According to Christodoulou, “The VAT Committee of ICPAC played a leading role in the expansion of the competences of the Tax Tribunal to cover VAT matters and, for some years now, hierarchical VAT appeals to the Tax Tribunal have concerned the majority of cases. Several months ago, our Committee submitted proposals for the upgrading of the Tax Tribunal and its evolution into a modern, autonomous, Tax ‘Court’ to strengthen Tax Justice in Cyprus and we are clearly opposed to the proposals submitted by the Ministry of Finance.” He went on to say that, “Fortunately, in their wisdom, the members of the Parliamentary Finance Committee postponed the discussion of the bill in question since, as they discovered, there had been no prior consultation with ICPAC and/or the Tax Tribunal itself.”
Christodoulou also referred what he described as the Tax Department’s “ambitious project” regarding the new computerized system, which is expected to be gradually implemented from the beginning of 2023, starting with VAT issues. “We expect that, through this new system, the productivity of the Tax Department will increase and better serve the taxpayer and the professional accountants who handle tax matters, and that the procedural matters such as VAT refunds to businesses will be resolved,” he said.
Speaking to GOLD, Christodoulou also revealed which topics had dominated discussions between ICPAC’s VAT Committee and the Ministry of Finance and Tax Department in 2022.
He noted that ICPAC, mainly through its tax committees, such as the VAT Committee, constituted the main bridge of communication and consultation between the private sector – especially the professionals who deal with tax matters – and the State and, more particularly, the Ministry of Finance and the Tax Department. “As the pre-eminent legally assigned institution and organisation for the profession, ICPAC makes systematic, if not daily, interventions on matters brought to consultation but also ex officio on ‘frontline’ matters as we call them, often quietly solving various everyday problems and/or proposals that are placed on the negotiating table,” he explained.

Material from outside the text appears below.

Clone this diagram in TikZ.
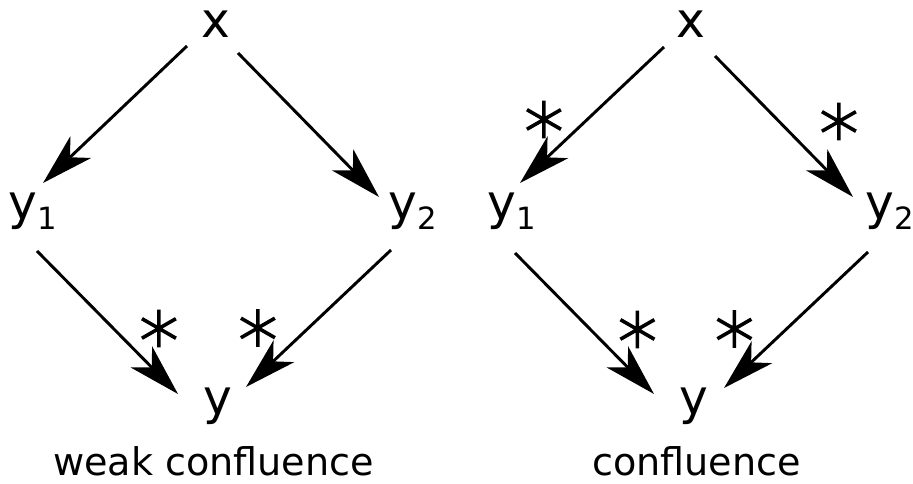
\documentclass[tikz,border=0pt]{standalone}
\usepackage{fontspec}
\setmainfont{DejaVu Sans}
\newfontfamily\starfam{DejaVu Sans ExtraLight}[FakeBold=2.3]
\usetikzlibrary{arrows.meta}
\newcommand{\vertfont}{\fontsize{36.5pt}{40pt}\selectfont}
\newcommand{\subfont}{\fontsize{23pt}{25pt}\selectfont}
\newcommand{\labfont}{\fontsize{28.6pt}{32pt}\selectfont}
\newcommand{\starfont}{\starfam\fontsize{59pt}{62pt}\selectfont}
\newcommand{\mysub}[1]{\raisebox{-7.2pt}{\subfont #1}}
\begin{document}
\begin{tikzpicture}[x=0.75pt,y=-0.75pt,
  vert/.style={inner sep=0pt, font=\vertfont},
  lab/.style={inner sep=0pt, font=\labfont, anchor=base},
  starlab/.style={inner sep=0pt, font=\starfont, anchor=base},
  arr/.style={line width=2.2pt, -{Stealth[length=39pt,width=22.5pt,inset=11pt]}}]
\useasboundingbox (0,0) rectangle (913,484);
% ---- weak confluence ----
\node[vert, anchor=base] (x) at (215.5,37.3) {x};
\node[vert, anchor=base west] (y1) at (8.5,220) {y\mysub{1}};
\node[vert, anchor=base west] (y2) at (388.5,220) {y\mysub{2}};
\node[vert, anchor=base] (y) at (218,414) {y};
\node[lab] (l1) at (213.5,475) {weak confluence};
\draw[arr] ([shift={(-28.5,8.7)}]x.base) -- ([shift={(34.5,-37)}]y1.base west);
\draw[arr] ([shift={(22.5,15.7)}]x.base) -- ([shift={(-9.5,-23)}]y2.base west);
\draw[arr] ([shift={(28.5,31)}]y1.base west) -- ([shift={(-40,-20)}]y.base);
\draw[arr] ([shift={(2.5,30)}]y2.base west) -- ([shift={(28,-27)}]y.base);
\node[starlab] (s1) at (159,369) {*};
\node[starlab] (s2) at (258,368.5) {*};
% ---- confluence ----
\node[vert, anchor=base] (xr) at (691,37.5) {x};
\node[vert, anchor=base west] (y1r) at (487.5,220) {y\mysub{1}};
\node[vert, anchor=base west] (y2r) at (865,220) {y\mysub{2}};
\node[vert, anchor=base] (yr) at (694,414) {y};
\node[lab] (l2) at (696.5,475) {confluence};
\draw[arr] ([shift={(-27,9.5)}]xr.base) -- ([shift={(32.5,-37)}]y1r.base west);
\draw[arr] ([shift={(24,18.5)}]xr.base) -- ([shift={(-12,-23)}]y2r.base west);
\draw[arr] ([shift={(27.5,33)}]y1r.base west) -- ([shift={(-40,-20)}]yr.base);
\draw[arr] ([shift={(3,32)}]y2r.base west) -- ([shift={(30,-26)}]yr.base);
\node[starlab] (s3) at (544,160) {*};
\node[starlab] (s4) at (839,162) {*};
\node[starlab] (s5) at (637.5,370) {*};
\node[starlab] (s6) at (734.5,369.5) {*};
\end{tikzpicture}
\end{document}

Christodoulou said that, within this framework, in 2022 his committee had completed its cycle of contacts with the District VAT Offices of the Tax Department, where the particularities of each District Office and their different approaches to procedural issues were examined. “All our findings were brought before the Tax Commissioner in an effort to create a unified approach to these matters,” he noted.
Christodoulou also underlined that the Committee had participated in the planning of the new VAT tax return which is expected to be implemented by the new computerized system of the Tax Department, providing more information to the Department so that taxpayer transactions can be carried out better and faster and, at the same time, enabling the Tax Department to conduct more targeted tax audits based on the risk index of each business.
“Our Committee attended meetings of the House Finance Committee and the House Trade Committee where it provided opinions and suggestions on a number of proposed bills and/or issues registered by Members of the House for discussion,” Christodoulou said, adding, “Likewise, we had a number of meetings with the Tax Commissioner and his officials as well as with the Director General and other officials of the Ministry of Finance to discuss various issues.” By way of example, he mentioned that, through the intervention of his Committee, a number of issues were resolved, including the possible compression of VAT ‘staggers’ into a single ‘stagger’, the imposition of VAT on the disposal of shares of special purpose vehicles (SPV) with real estate, and the change in the way of handling the transfer of an operating economic unit.
Both experts will be keeping a close eye on tax reform developments over the coming year.